The three natural loves can remain loves only if they are transformed by agape. (T4L)

Woman who “gives up her life” for her husband and makes him miserable – not love.

Selfish love of psyche: she would have been a wife so she could have been her mother, would have been etc. etc., would have been a boy so she could have fallen in love with her. This has nothing to do with her gender, it has to do with selfishness. Her identity was completely explained by what she wanted for herself, not what she actually was.

T4L: The proper aim of giving is to put the recipient in a state where he no longer needs our gift.

“All of my life the mountain has been wooing me” (psyche to Orual before she ‘dies’ 76)

Psyche made into an “ugly doll” when she is taken to the sacrifice, between the kind and the priest. 80

90 bardia teaching her how to sword fight. “but your dress hampers you.”

“Why, yes, it’s a pity about her face.
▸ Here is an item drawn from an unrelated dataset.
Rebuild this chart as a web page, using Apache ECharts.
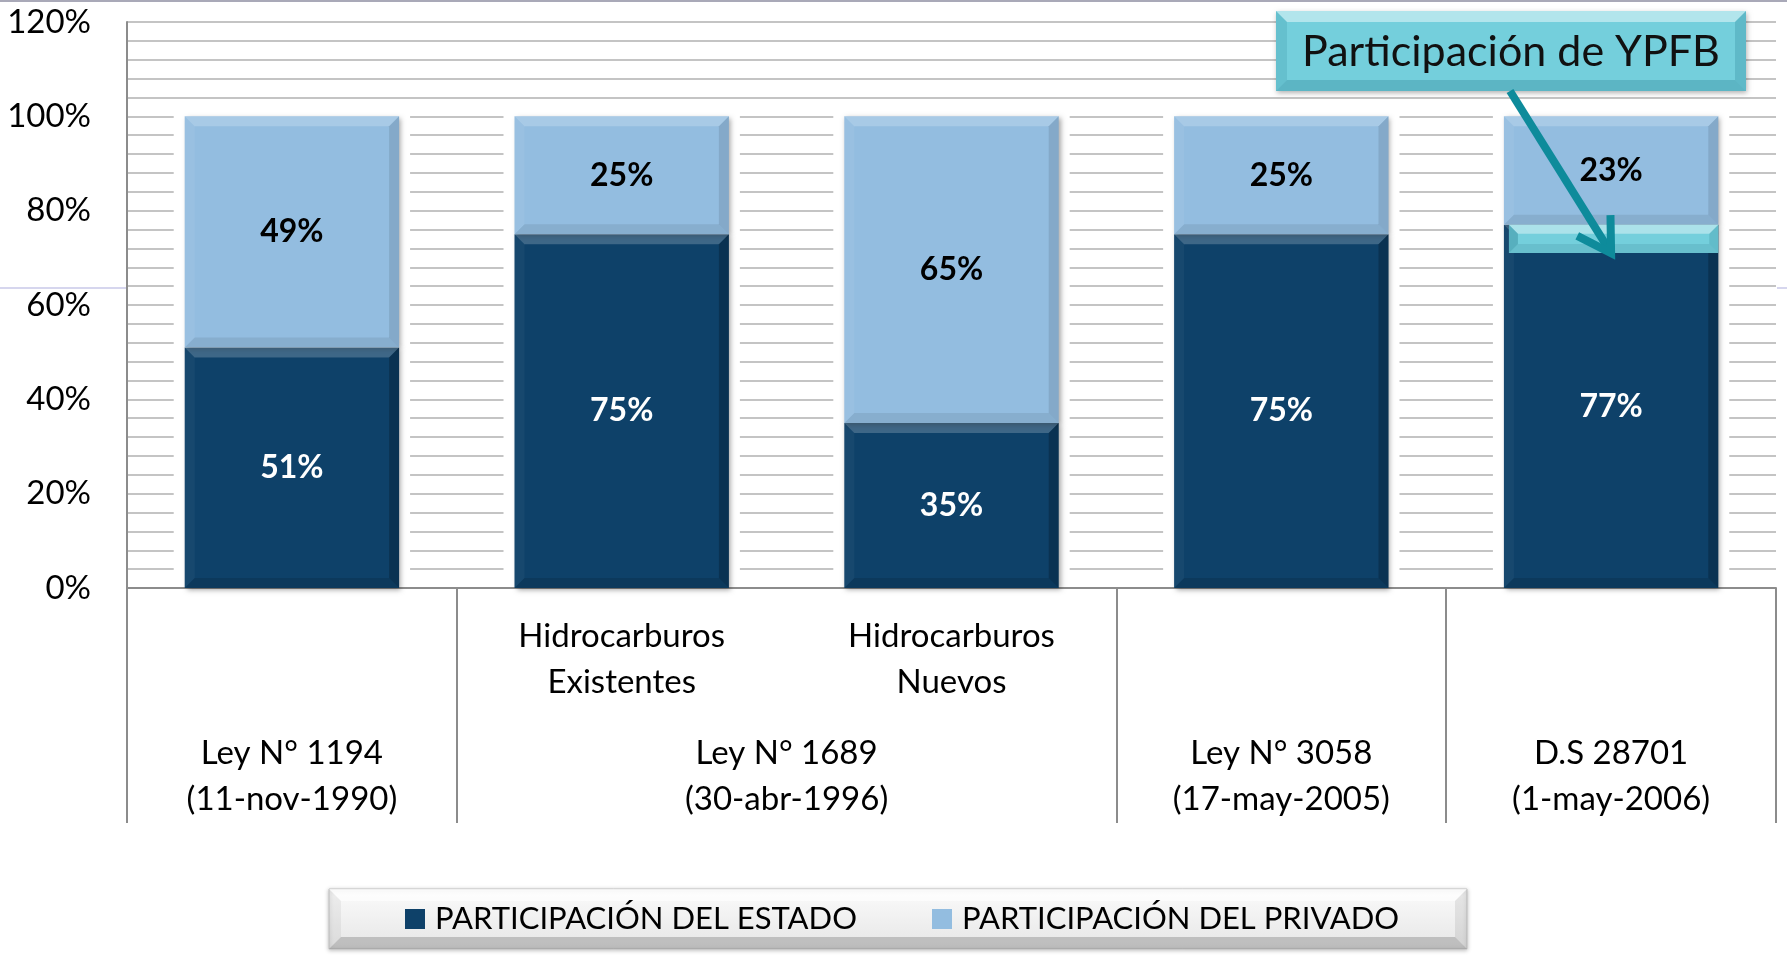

But she’s a brave girl and honest. If a man was blind and she weren’t the King’s daughter, she’s make him a good wife.” And that was the nearest thing to a love-speech that was ever made to me. 92

“Oh, I’ll spin the King a story easily enough. He isn’t with us as he is with you, Lady. For all his hard words he’s no bad master to soldiers, shepherds, huntsmen, and the like. He understands them and they him. You see him at his worst with women and priests and politic men. The truth is he’s half afraid of them.” 93 Bardia to Orual

Veil over her face on 93, underneath she wears a short fencing smock and a man’s belt and a sword.

Temple of Ungit – THE HOLY SHAPE – an egg or a womb from which the whole world sprang. Custom where the priest is locked in and fights his way out, symbolizing that a new year is born.
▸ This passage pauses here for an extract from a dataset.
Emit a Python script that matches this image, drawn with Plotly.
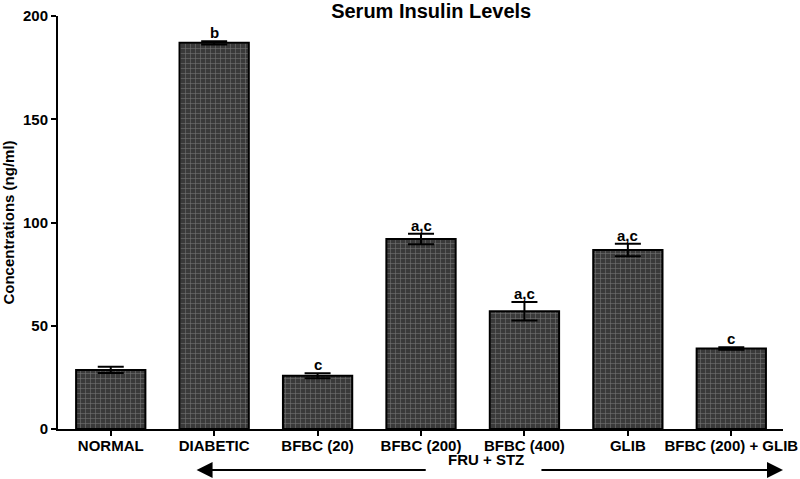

In this story, the God is female and the savoir (both of them) is female. His favorite book.

P 101 The country of the gods – bright, fertile, blossoming, air warm and sweet. “This may well be the secret valley of the god.”

And there dwelt psyche. The fertile valley of marriage!
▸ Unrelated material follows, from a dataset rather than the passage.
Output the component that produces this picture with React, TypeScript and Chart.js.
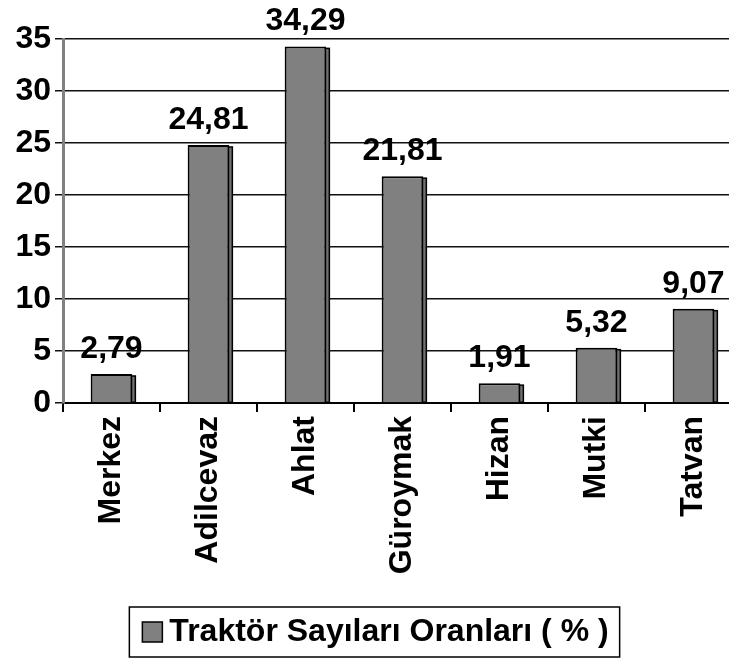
import React, { useEffect, useRef } from "react";
import { Chart, registerables } from "chart.js";

Chart.register(...registerables);

const categories = ["Merkez", "Adilcevaz", "Ahlat", "Güroymak", "Hizan", "Mutki", "Tatvan"];
const values = [2.79, 24.81, 34.29, 21.81, 1.91, 5.32, 9.07];
const valueLabels = ["2,79", "24,81", "34,29", "21,81", "1,91", "5,32", "9,07"];
const yTicks = [0, 5, 10, 15, 20, 25, 30, 35];
const seriesName = "Traktör Sayıları Oranları ( % )";

const FONT = "'Liberation Sans', Arial, sans-serif";
const FS = 32;

const barSidePlugin = {
  id: "barSide",
  beforeDatasetsDraw(chart: any) {
    const ctx = chart.ctx;
    const meta = chart.getDatasetMeta(0);
    ctx.save();
    meta.data.forEach((bar: any) => {
      const right = bar.x + bar.width / 2;
      const top = bar.y;
      const base = bar.base;
      ctx.fillStyle = "#707070";
      ctx.fillRect(right - 1, top + 2, 4, base - top - 2);
      ctx.strokeStyle = "#000";
      ctx.lineWidth = 1.5;
      ctx.strokeRect(right - 1, top + 2, 4, base - top - 2);
    });
    ctx.restore();
  },
};

const valueLabelPlugin = {
  id: "valueLabels",
  afterDatasetsDraw(chart: any) {
    const ctx = chart.ctx;
    const meta = chart.getDatasetMeta(0);
    ctx.save();
    ctx.font = `bold ${FS}px ${FONT}`;
    ctx.fillStyle = "#000";
    ctx.textAlign = "center";
    ctx.textBaseline = "alphabetic";
    meta.data.forEach((bar: any, i: number) => {
      ctx.fillText(valueLabels[i], bar.x, bar.y - 16);
    });
    ctx.restore();
  },
};

const legendBorderPlugin = {
  id: "legendBorder",
  afterDraw(chart: any) {
    const lg = chart.legend;
    if (!lg || !lg.legendHitBoxes || !lg.legendHitBoxes.length) return;
    const hb = lg.legendHitBoxes[0];
    const ctx = chart.ctx;
    ctx.save();
    // legend swatch, placed close to the text
    const sx = hb.left + 9;
    const sy = hb.top + (hb.height - 20) / 2;
    ctx.fillStyle = "#808080";
    ctx.fillRect(sx, sy, 20, 20);
    ctx.strokeStyle = "#000";
    ctx.lineWidth = 1.5;
    ctx.strokeRect(sx, sy, 20, 20);
    // border
    ctx.strokeRect(sx - 13, hb.top - 9, hb.width - 9 + 13 + 11, hb.height + 18);
    ctx.restore();
  },
};

export default function App() {
  const ref = useRef<HTMLCanvasElement | null>(null);
  useEffect(() => {
    document.body.style.margin = "0";
    const canvas = ref.current!;
    const chart = new Chart(canvas, {
      type: "bar",
      data: {
        labels: categories,
        datasets: [
          {
            label: seriesName,
            data: values,
            backgroundColor: "#808080",
            borderColor: "#000",
            borderWidth: 2,
            barPercentage: 0.43,
            categoryPercentage: 1,
          },
        ],
      },
      options: {
        responsive: false,
        animation: false,
        layout: { padding: { top: 39, left: 0, right: 0, bottom: 1 } },
        plugins: {
          tooltip: { enabled: false },
          legend: {
            position: "bottom",
            labels: {
              color: "#000",
              font: { family: FONT, size: FS, weight: "bold" },
              boxWidth: 20,
              boxHeight: 20,
              padding: 10,
              generateLabels: () => [
                {
                  text: seriesName,
                  fillStyle: "rgba(0,0,0,0)",
                  strokeStyle: "rgba(0,0,0,0)",
                  lineWidth: 0,
                  hidden: false,
                  datasetIndex: 0,
                },
              ],
            },
          },
        },
        scales: {
          x: {
            afterFit: (s: any) => {
              s.height = 203;
            },
            grid: {
              offset: true,
              drawOnChartArea: false,
              drawTicks: true,
              tickLength: 9,
              color: "#000",
              lineWidth: 2,
            },
            border: { color: "#000", width: 2 },
            ticks: {
              color: "#000",
              font: { family: FONT, size: FS, weight: "bold" },
              minRotation: 90,
              maxRotation: 90,
              padding: 4,
              autoSkip: false,
            },
          },
          y: {
            min: 0,
            max: 35,
            afterFit: (s: any) => {
              s.width = 63;
            },
            afterBuildTicks: (s: any) => {
              s.ticks = yTicks.map((v) => ({ value: v }));
            },
            grid: {
              color: "#111",
              lineWidth: 1.5,
              drawTicks: true,
              tickLength: 8,
            },
            border: { color: "#808080", width: 3 },
            ticks: {
              color: "#000",
              font: { family: FONT, size: FS, weight: "bold" },
              padding: 4,
            },
          },
        },
      },
      plugins: [barSidePlugin, valueLabelPlugin, legendBorderPlugin],
    } as any);
    return () => chart.destroy();
  }, []);
  return (
    <div style={{ position: "fixed", left: 0, top: 0, width: 729, height: 659, overflow: "hidden", background: "#fff" }}>
      <canvas ref={ref} width={742} height={659} style={{ display: "block" }} />
    </div>
  );
}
102, Bardia, “Careful, Lady… ai! Ai! It’s the bride of the god.

Orual can cross the river into the valley but Bardia cannot.

Right before Psyche is sacrificed she has that sweet drink, then all the animals gather around her, just like the Greer Woman in Perelandra

Jane, the Green Lady, Orual, and Psyche. – do they become less intelligent when they obey God?

‘Don’t you think the things people are most ashamed of are the things they can’t help?” 112 “I thought of my ugliness and said nothing.”

West-wind is a merry, rough god. ☺

“It said, ‘Enter your House’ (yes, it called it my House), ‘Psyche, the bride of the god.” 113

There was no one to be seen. But then the voices came. All round me, bidding me welcome.”
“What kind of voices?”
“Like women’s voices – at least, as like women’s voices as the wind-god was like a man.” 113. And then she bathes, and then she feasts.

Perhaps compare to the woman whose faith has made her well?

At the bath, “I was terribly shy when it came to taking off my clothes, but –“ “You said they were all she-spirits?” “ Oh, Maia, you still don’t understand. This shame has nothing to do with He or She. It’s the being mortal – being, how shall I say it? … insufficient.”

Then dressing beautifully, then the banquet, then music, then bed, then night, then HE.

“The Bridegroom … the god himself. Don’t look at me like that, Sister. I’m your own true Psyche still. Nothing will change that.” 115

Up in the holy place on the mountain, “Bardia had been afraid and even the priests don’t go.”

It is Orual’s FATHER’S fury that falls upon her when she lashes out at Orual after she asks if she sees the palace. Orual even attacks her physically.

In TWHF all the men are weak or afraid in some way.

Psyche, “Her voice was very deep for a woman’s.” And she grew super strong in god-land. Stronger than the manly Orual. Her voice gets lower the more conviction she has.

‘And now she was saying he every moment, no other name but he, the way young wives talk…” 122

“My god, of course. My lover. My husband. The master of my House.” 122


Seemed taller than before.

“Oh Psyche, Psyche! You loved me once…come back. What have we to do with gods and wonders and all these cruel, dark things? We’re women, aren’t we? Mortals.” 124

How can I go back? This is my home. I am a wife. 125.

“If that wise Greek who is to read this book doubts that this turned my mind right round, let him ask his mother or wife. The moment I saw her, my chold whom I had cared for all her life, sitting there in the rain as if it meant no more toher than it does to carrel, the notion that her palace and her god could be anything but madness was at one unbelievable. All those wilder misgivings, all the fluttering to and fro between two opinions, was (for that time) quite over. I saw in a flash that I must choose one opinion or the other; and in the same flash knew which I had chosen. 126 (wanting to protect her from the rain, then DEMNADING that she come home and be safe with Orual).

“Tender in her voice but hard as a stone in her determination, ‘Dear Maia, I am a wife now. It’s no longer you that I must obey.” 127 Now that Psyche is a wife, Orual must obey HER.

Women not obedient to their husbands, they are obedient to GOD.